Each year, new multi-day bikepacking races pop up on the calendar, luring adventure cyclists to test their endurance, grit, and self-sufficiency.
While the appeal of bikepacking events may be long hours in the saddle and the great outdoors, most athletes don’t have the opportunity to replicate this experience in training due to work and family commitments.
If you have an adventuring soul, but find yourself limited on time to prepare, utilizing a functional plan specific to ultra-endurance cycling can help build your confidence for events. This type of plan includes more than just a training program and organizes your time into three main categories: physical fitness development, gear systems, and mental preparation.
Physical Fitness Development:
All About that Base
In the realm of bikepacking, the aerobic system is king. If you’re familiar with heart rate or power-based training, the general rule of thumb for aerobic activation is “Zone 2” training, or that window around 60-75% of your max effort capability. Having a solid aerobic foundation improves cardiovascular efficiency, increases mitochondrial function, and boosts blood distribution to muscles. But beyond the science, in a bikepacking event, you must keep pedaling for days toward the finish! Developing the aerobic system helps you resist fatigue for the long haul.
Think of your available training time as split 80/20: spend 80% of your time on the bike base training (Zone 2), and 20% of your time interval training. The intervals are to prime your body for harder situations on your bike and develop stamina for sections like hard climbs. Plus, throwing in some intervals may help develop the mental toughness to handle the discomforts of pedaling days on end.
Cadence Flexibility
Even if you’re limited on time, you can practice the flexibility of cadence within a very short, one-hour training ride. Having a flexible cadence range means you can comfortably pedal at low and high rpms.
When pedaling a 30-40lb packed bicycle for days on end, cadence varies significantly. Long climbing rpms may average out well below 60. Lower rpm and a weighted bike can be hard on the skeletal, muscular, and joint structures — so you’ll want to simulate that type of training load at home.

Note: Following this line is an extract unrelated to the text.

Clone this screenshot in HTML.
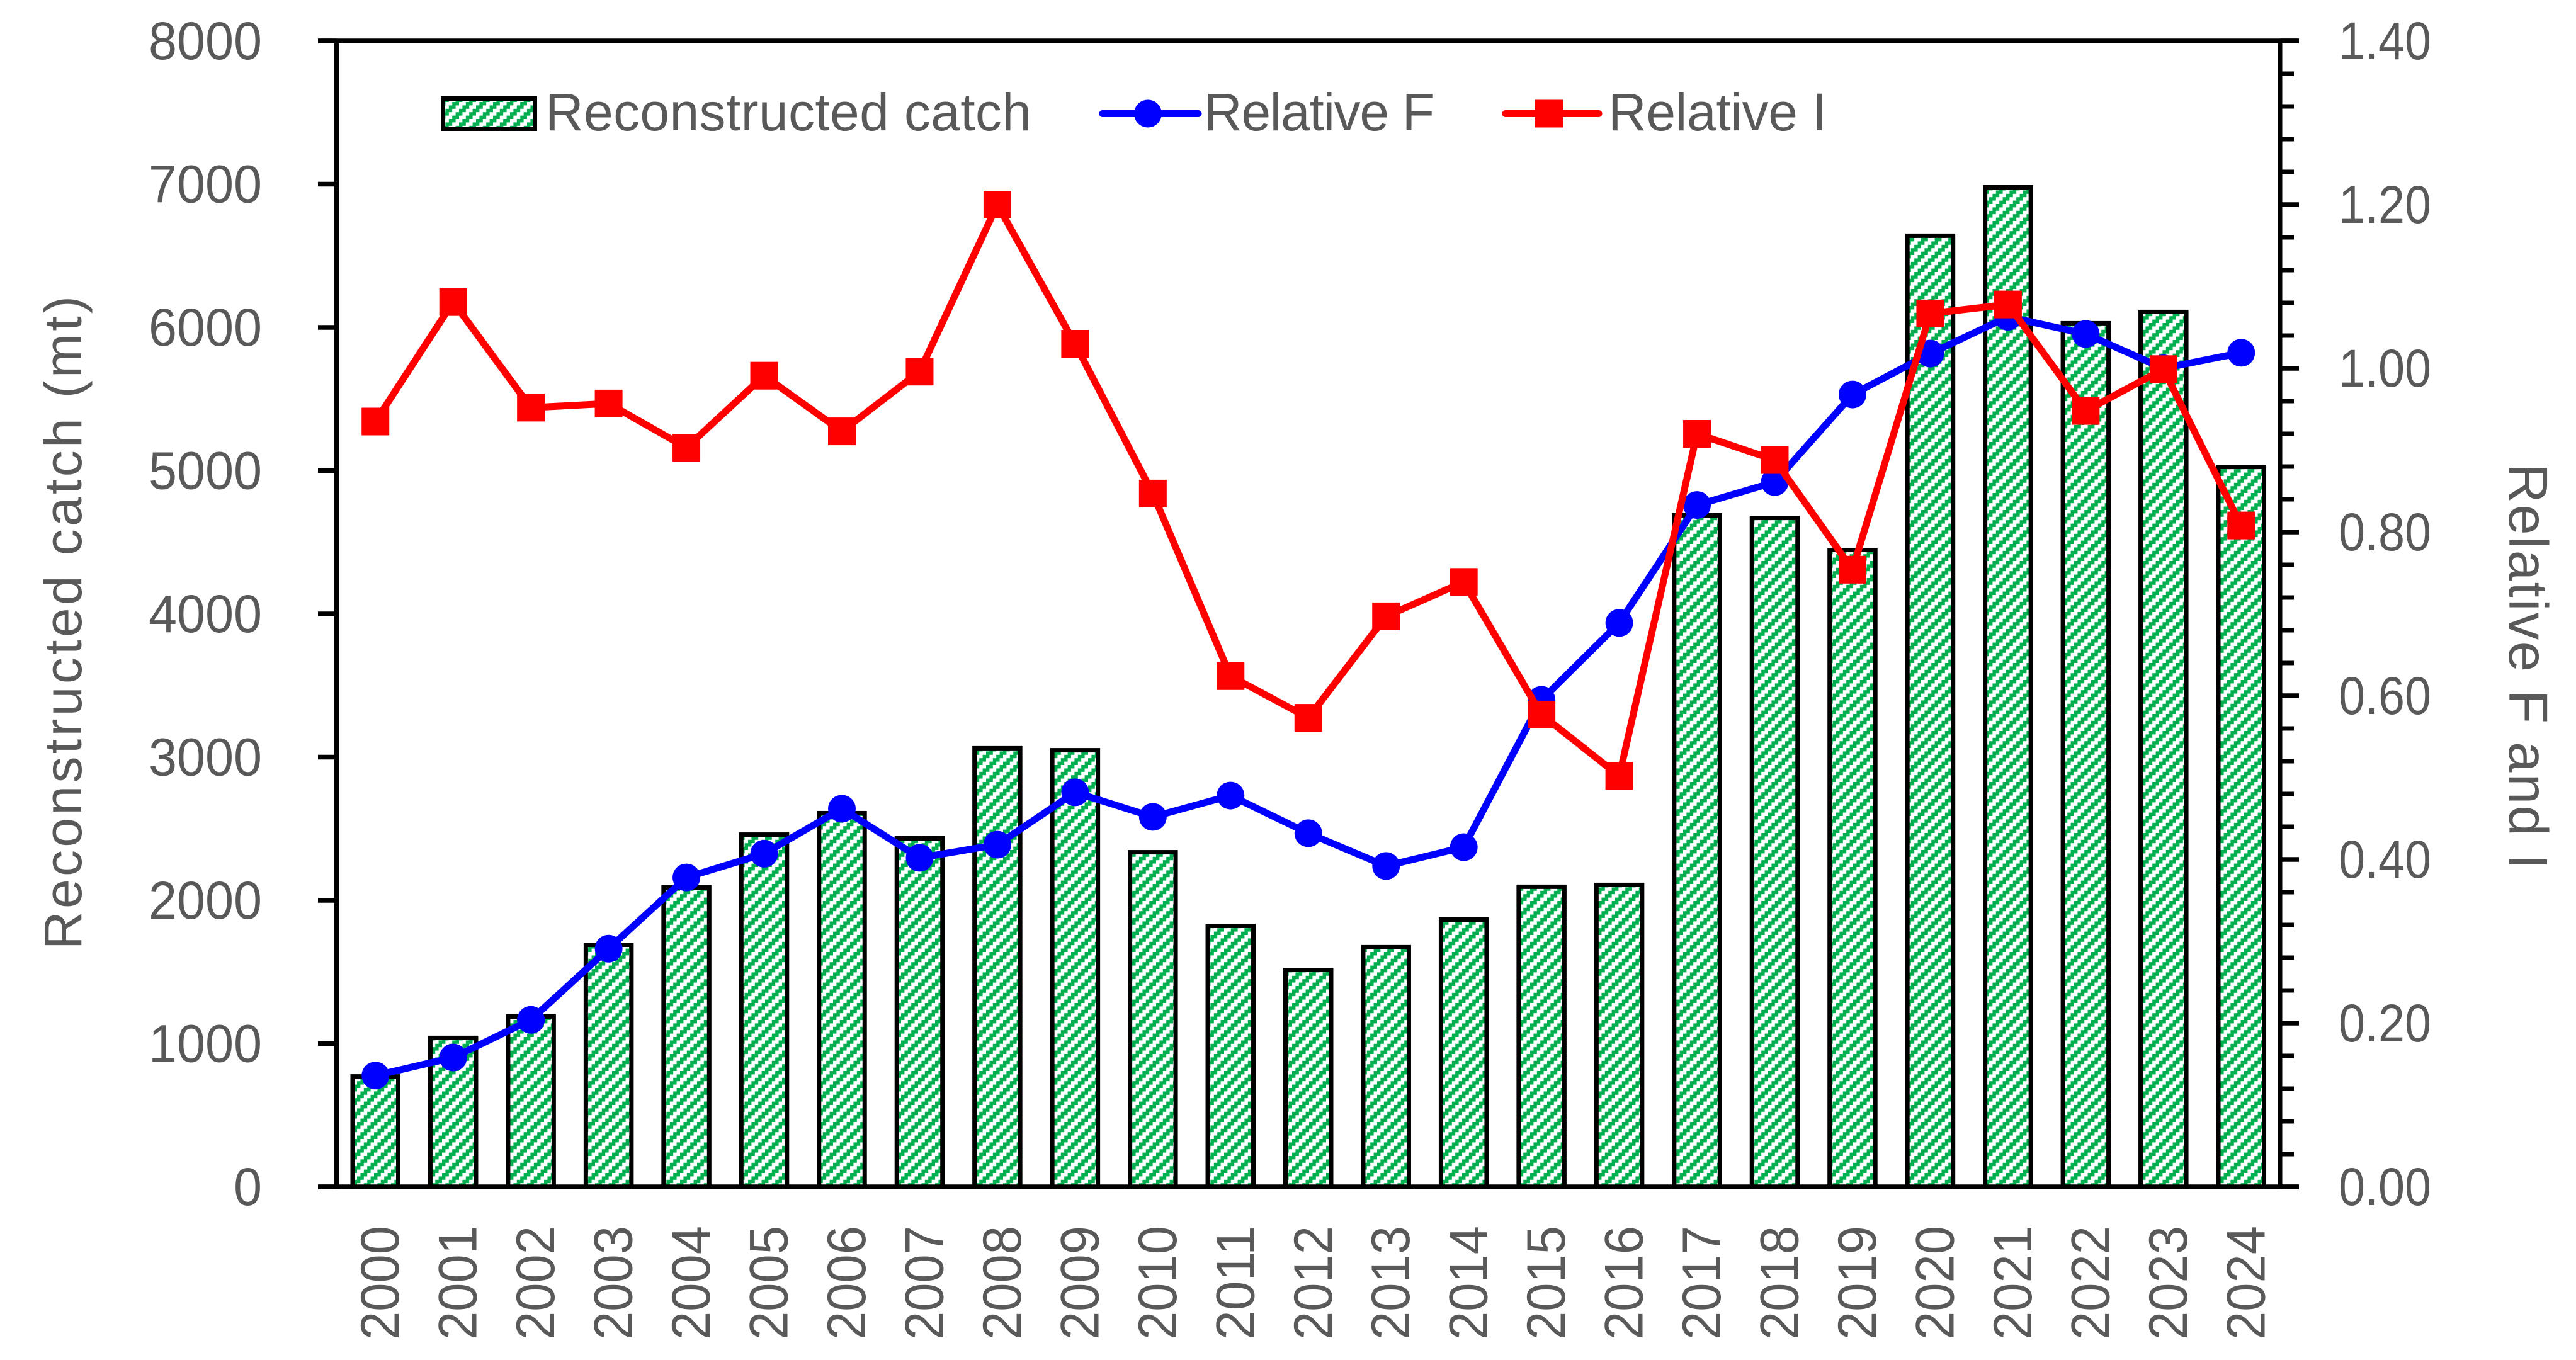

And while you want to practice low rpm, or “strength endurance” intervals, also invest time into developing higher cadence range so you avoid fatiguing your muscles when pedaling on flatter terrain.
Here is a great example of a Cadence Flexibility Workout:
Warm up: 10-15 min building intensity from Zone 1 to 2
Main Set: Start with 3×7 minutes @ Tempo Zone 3 (power or heart rate), spinning at 60-65 rpms, while remaining seated in the saddle
Recover 3 minutes back to Zone 2, but targeting upper ranges of 100+ rpm
Cool Down: 10 minutes Zone 1
Total time: about an hour
What About Crazy-Long Training Rides?
Plugging away daily, and consistently, will pile on heaps of benefits physically. But it is important to set aside a couple of dates to practice long miles, just so you can experience that feeling of fatigue on the bike. If you can’t log a 6, 7, or 8-hour long ride even on a weekend, consider this creative overnighter solution:
Jay Petervary, multi-time champion of Ultra Iditarod, Tour Divide, Dirty Kanza, and numerous other ultra-distance cycling events, says, “The most valuable thing somebody new to bikepacking can do with limited time is the ‘sub-12 hour adventure’. Leave your house at 7PM, ride an hour into the dark, sleep outside with your gear, and get up to ride back home before dawn. This is not about the miles; this about processes and getting your kit dialed!”
Most athletes can make this “sub-12 hour adventure” happen with some creativity, and it will lend loads of confidence to rehearse with gear. Which leads to the next point…because preparation is not about fitness alone!
Bikepacking Gear Systems
In bikepacking events, fitness doesn’t account for much if you don’t have what you need when you need it! Weather, terrain, and wildlife can throw some gnarly curveballs, so part of training for events becomes riding with and using your gear.
Ride with your bike bags fully loaded on your 2hr ride to practice getting into your packs while on the bike. These are systems only experience and time will perfect.
Riding with your gear also helps you understand how this heavier, loaded-down bike handles. Take your packed bike down descents, around corners, and up climbs so you are confident in the way it performs.
Mental Preparation
Last, but perhaps most important of all: mental preparation. At the end of the day, bikepacking events come down to perseverance. There must be a willingness to keep on moving, despite heavy fatigue. You most likely won’t be able to replicate this high level of fatigue at home, so it’s important to visualize how you’ll handle mechanicals, a health concern, a major weather system, or an untimely crash.
Look at the event you’ve entered, and visualize the possible obstacles you may face in that particular event. For example, will you need to ride through the night to make checkpoint cutoffs? Are you equipped if a major storm moves in while you’re at altitude? Do you know how to handle your body’s response to dehydration and extreme heat?
These are critical questions to you can think through and prepare for without necessarily having those specific experiences yet. Visualize scenarios and how you’ll handle them. Even the most time-restricted athlete can prepare mentally by looking carefully at the terrain, the maps, resupply points, and challenging sections of a course.